Today we salute the nineteenth-century visionary outsider poet, Arthur Rimbaud – whose brilliant but slender volume of work produced in a mere handful of years is often overshadowed by his magnificently audacious life. The legend of Rimbaud centres around five extraordinary years, commencing in 1870, when the prodigiously talented 16-year-old poet from Charleville, 125 miles northeast of Paris, suddenly rejected his provincial middle-class and academically promising trajectory. He began to drink, steal, grew his hair long and ran away from home three times – most notoriously, in February 1871, to join the anarchist insurgents of the Paris Commune. Back in Charleville, Rimbaud wrote two letters and sent samples of his poetry to the eminent Symbolist poet, Paul Verlaine – eliciting the infamous and fateful response: “Come, great and dear soul; we are calling out to you, we are awaiting you.” Rimbaud arrived at Verlaine’s Paris home in September 1871. The two poets promptly fell madly in love and, with no regard whatsoever for Verlaine’s pregnant wife, embarked on a tempestuous affair. Shunned by the Parisian Symbolists, Rimbaud and Verlaine fled to London in July 1872 where they lived in decadent squalor and argued violently. After countless separations and dramatic reunions, the relationship finally ended when, in a jealous rage, Verlaine shot Rimbaud in the wrist and was sentenced to two years of hard labour in a Belgian prison for attempted murder. Rimbaud was left traumatised and disoriented. He returned to Charleville where he completed his two masterpieces, Illuminations and A Season in Hell – his prose account of his time with Verlaine. And then, just five years after his life as a poet began and shortly before he turned 21, Arthur Rimbaud gave up writing forever.

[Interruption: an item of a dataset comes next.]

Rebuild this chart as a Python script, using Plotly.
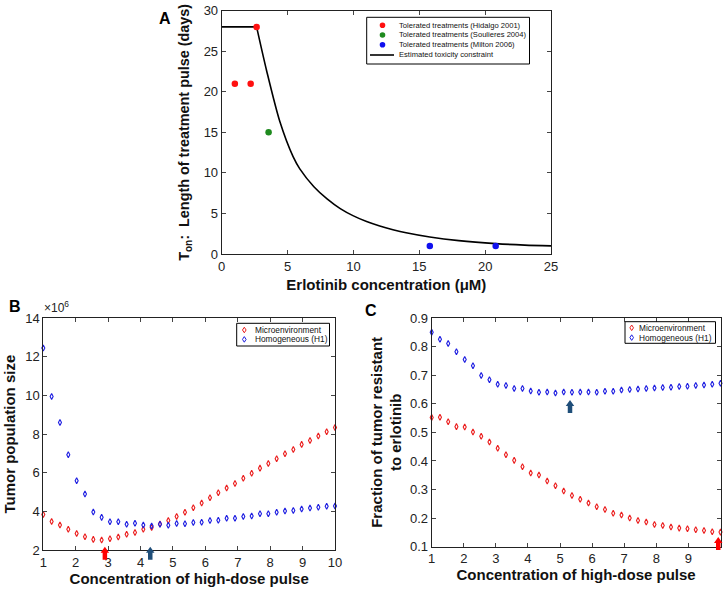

Thereafter, Rimbaud opted out not only from poetry but society as well and became an exotic if somewhat unsavoury vagabond. He joined the Dutch army in 1875, but only to secure free passage to Java whereupon he swiftly deserted. There are records of him trekking across the Alps, working in a German circus, gun-running in Cyprus, slave-trading in Egypt and Yemen before finally settling in Ethiopia where he lived with a “native woman”. He remained there until 1891 when, seriously ill, he made his way back to France and died after the amputation of his right leg at the age of 37.
The legend of Rimbaud, the ultimate enfant maudit, has cast him as an enduring and endlessly fascinating figure of alienation, rebellion and liberty. But lest we forget that beyond the myth, Rimbaud was a groundbreaking “poet of the future” who originated an hallucinative style that would later influence such luminaries as Albert Camus, the Beats, Jim Morrison and Patti Smith. Moreover, Rimbaud expounded revolutionary theories of poetry and life: writing to the poet Paul Demeny in May 1871, his so-called “Letter of the Seer” declared war on the existing artistic order and proclaimed a new Poetic Vision. In one of the most startling and celebrated passages in literary history, 16-year-old Arthur Rimbaud wrote:
“I say it is necessary to be a seer … The Poet makes himself a seer by a long, gigantic and rational derangement of all the senses. All the forms of love, suffering, and madness. He searches himself. He exhausts all poisons in himself and keeps only their quintessences. Unspeakable torture where he needs all his faith, all his super-human strength, where he becomes among all men the great patient, the great criminal, the one accursed – and the supreme Scholar! – Because he reaches the unknown! A language must be found. Moreover, every utterance being an idea, the time of a Universal Language will come!”
Rimbaud prophesized that these poet-seers would lead us to a new age of unbridled intelligence and social utopia. We can but hope he was right. Go Rimbaud!